Numerically stable, memory-bounded clustering — a from-scratch Rust core with a scikit-learn API.

betula-cluster compresses raw data or a stream into a small set of numerically stable BETULA microclusters (a CF-tree), then runs the clustering head over the compressed summary. Cost scales with the compression size, not with N — so it labels a million points in ~0.2 s and streams ten million in a flat ~57 MB of RAM, at quality on par with scikit-learn.
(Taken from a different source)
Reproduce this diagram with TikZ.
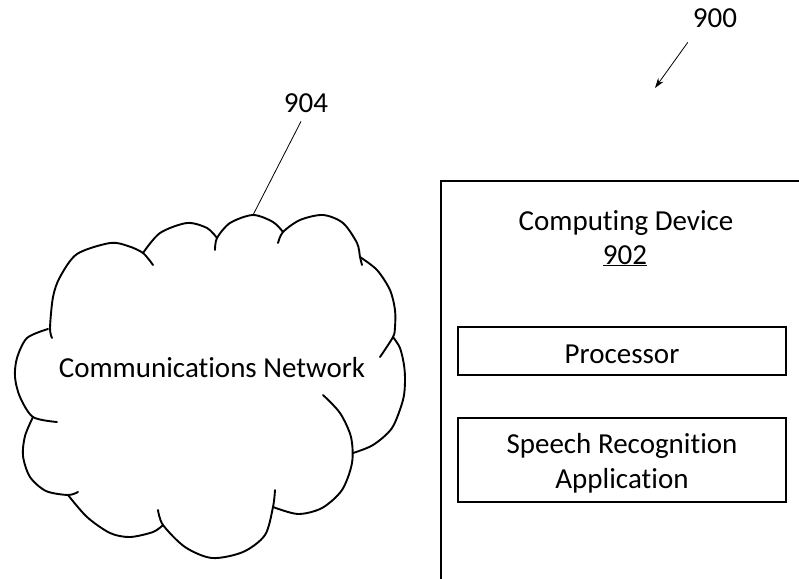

pip install betula-cluster
import numpy as np
import betula_cluster

X = np.random.default_rng(0).normal(size=(1_000_000, 10))
labels = betula_cluster.fit_predict(X, n_clusters=10, method="kmeans")

What's here

  • Usage guide — every API with runnable snippets (fit/predict, streaming, sparse, constraints, mixed data, sketches, tuning).
  • Features — the full capability list (stable core + experimental heads).
  • The math — why the stable \((n, \mu, S)\) cluster feature avoids catastrophic cancellation, and the derivations betula adds on top.
  • API reference — the typed public surface.

Why it's different

  • Stable core. Classic BIRCH (N, LS, SS) loses precision on real, offset data; BETULA's \((n, \mu, S)\) moments never form the cancelling difference (positive-semidefinite by construction).
  • Bounded memory. max_leaves / memory_budget_mb cap the tree, so partial_fit streams data larger than RAM.
  • One engine. k-means · GMM (diagonal & full) · Ward · spectral · Leiden community detection · HDBSCAN-CF · Mapper topology — plus dedup, outliers, representatives, coresets, consensus stability and memory-aware tune, over the same stable CF-tree.
  • Lean. A single typed abi3 wheel, zero LAPACK / SciPy at runtime; the only dependency is NumPy.

Benchmarks (speed, memory, quality — wins and losses) are reproducible from bench/comprehensive.py and written up in bench/RESULTS.md.